#### Data provided ####
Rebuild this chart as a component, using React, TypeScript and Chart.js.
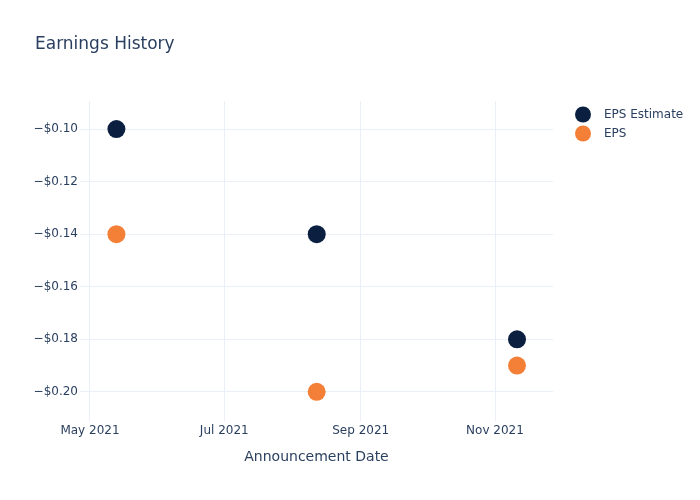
import React, { useEffect, useRef } from "react";
import { Chart, registerables } from "chart.js";

Chart.register(...registerables);

const announcementDates = ["2021-05-13", "2021-08-12", "2021-11-11"];
const epsEstimate = [-0.1, -0.14, -0.18];
const epsActual = [-0.14, -0.2, -0.19];
const yTickValues = [-0.2, -0.18, -0.16, -0.14, -0.12, -0.1];
const xTickDates = ["2021-05-01", "2021-07-01", "2021-09-01", "2021-11-01"];
const monthNames = ["Jan", "Feb", "Mar", "Apr", "May", "Jun", "Jul", "Aug", "Sep", "Oct", "Nov", "Dec"];
const seriesNames = ["EPS Estimate", "EPS"];
const seriesColors = ["#0b1f41", "#f47f36"];
const titleText = "Earnings History";
const xTitle = "Announcement Date";

const DAY = 86400000;
const ts = (s: string) => Date.parse(s + "T00:00:00Z");
const xMin = ts("2021-04-26") + 0.46 * DAY;
const xMax = ts("2021-11-27") + 0.35 * DAY;
const yMin = -0.2111;
const yMax = -0.0893;

const TEXT = "#2a3f5f";
const GRID = "#EBF0F8";
const FONT = "'DejaVu Sans', 'Open Sans', sans-serif";

const fmtMoney = (v: number) => {
  const s = "$" + Math.abs(v).toFixed(2);
  return v < 0 ? "\u2212" + s : s;
};

const fmtMonth = (v: number) => {
  const d = new Date(v);
  return monthNames[d.getUTCMonth()] + " " + d.getUTCFullYear();
};

const overlayPlugin = {
  id: "overlay",
  afterDraw(chart: any) {
    const ctx = chart.ctx;
    ctx.save();
    ctx.fillStyle = TEXT;
    ctx.font = "17px " + FONT;
    ctx.textBaseline = "middle";
    ctx.textAlign = "left";
    ctx.fillText(titleText, 35, 45);
    ctx.font = "12px " + FONT;
    seriesNames.forEach((name, i) => {
      const cy = 114.5 + i * 19;
      ctx.beginPath();
      ctx.arc(583, cy, 8, 0, Math.PI * 2);
      ctx.fillStyle = seriesColors[i];
      ctx.fill();
      ctx.fillStyle = TEXT;
      ctx.fillText(name, 604, cy);
    });
    ctx.restore();
  },
};

export default function App() {
  const ref = useRef<HTMLCanvasElement | null>(null);

  useEffect(() => {
    if (!ref.current) return;
    const chart = new Chart(ref.current, {
      type: "scatter",
      data: {
        datasets: [
          {
            label: seriesNames[0],
            data: announcementDates.map((d, i) => ({ x: ts(d), y: epsEstimate[i] })),
            backgroundColor: seriesColors[0],
            borderColor: seriesColors[0],
            pointRadius: 9,
            pointHoverRadius: 9,
            borderWidth: 0,
          },
          {
            label: seriesNames[1],
            data: announcementDates.map((d, i) => ({ x: ts(d), y: epsActual[i] })),
            backgroundColor: seriesColors[1],
            borderColor: seriesColors[1],
            pointRadius: 9,
            pointHoverRadius: 9,
            borderWidth: 0,
          },
        ],
      },
      options: {
        animation: false,
        responsive: false,
        maintainAspectRatio: false,
        layout: { padding: { left: 0, right: 147, top: 101, bottom: 0 } },
        plugins: {
          legend: { display: false },
          title: { display: false },
          tooltip: { enabled: false },
        },
        scales: {
          x: {
            type: "linear",
            min: xMin,
            max: xMax,
            border: { display: false },
            grid: { color: GRID, drawTicks: false, lineWidth: 1 },
            afterBuildTicks: (scale: any) => {
              scale.ticks = xTickDates.map((d) => ({ value: ts(d) }));
            },
            afterFit: (scale: any) => {
              scale.height = 79;
            },
            ticks: {
              color: TEXT,
              font: { family: FONT, size: 12 },
              padding: 3,
              maxRotation: 0,
              autoSkip: false,
              callback: (v: any) => fmtMonth(Number(v)),
            },
            title: {
              display: true,
              text: xTitle,
              color: TEXT,
              font: { family: FONT, size: 14 },
              padding: { top: 4, bottom: 34 },
            },
          },
          y: {
            type: "linear",
            min: yMin,
            max: yMax,
            border: { display: false },
            grid: { color: GRID, drawTicks: false, lineWidth: 1 },
            afterBuildTicks: (scale: any) => {
              scale.ticks = yTickValues.map((v) => ({ value: v }));
            },
            afterFit: (scale: any) => {
              scale.width = 80;
            },
            ticks: {
              color: TEXT,
              font: { family: FONT, size: 12 },
              padding: 2,
              autoSkip: false,
              callback: (v: any) => fmtMoney(Number(v)),
            },
          },
        },
      } as any,
      plugins: [overlayPlugin],
    });
    return () => chart.destroy();
  }, []);

  return (
    <div style={{ position: "fixed", left: 0, top: 0, width: 700, height: 500, background: "#fff" }}>
      <canvas ref={ref} width={700} height={500} style={{ width: 700, height: 500 }} />
    </div>
  );
}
####
Exactly reproduce the run of lines from the start of the listing through the line with "Chart.register(...registerables);", inclusive; pictures are not copied.

Rebuild this chart as a component, using React, TypeScript and Chart.js.
import React, { useEffect, useRef } from "react";
import { Chart, registerables } from "chart.js";

Chart.register(...registerables);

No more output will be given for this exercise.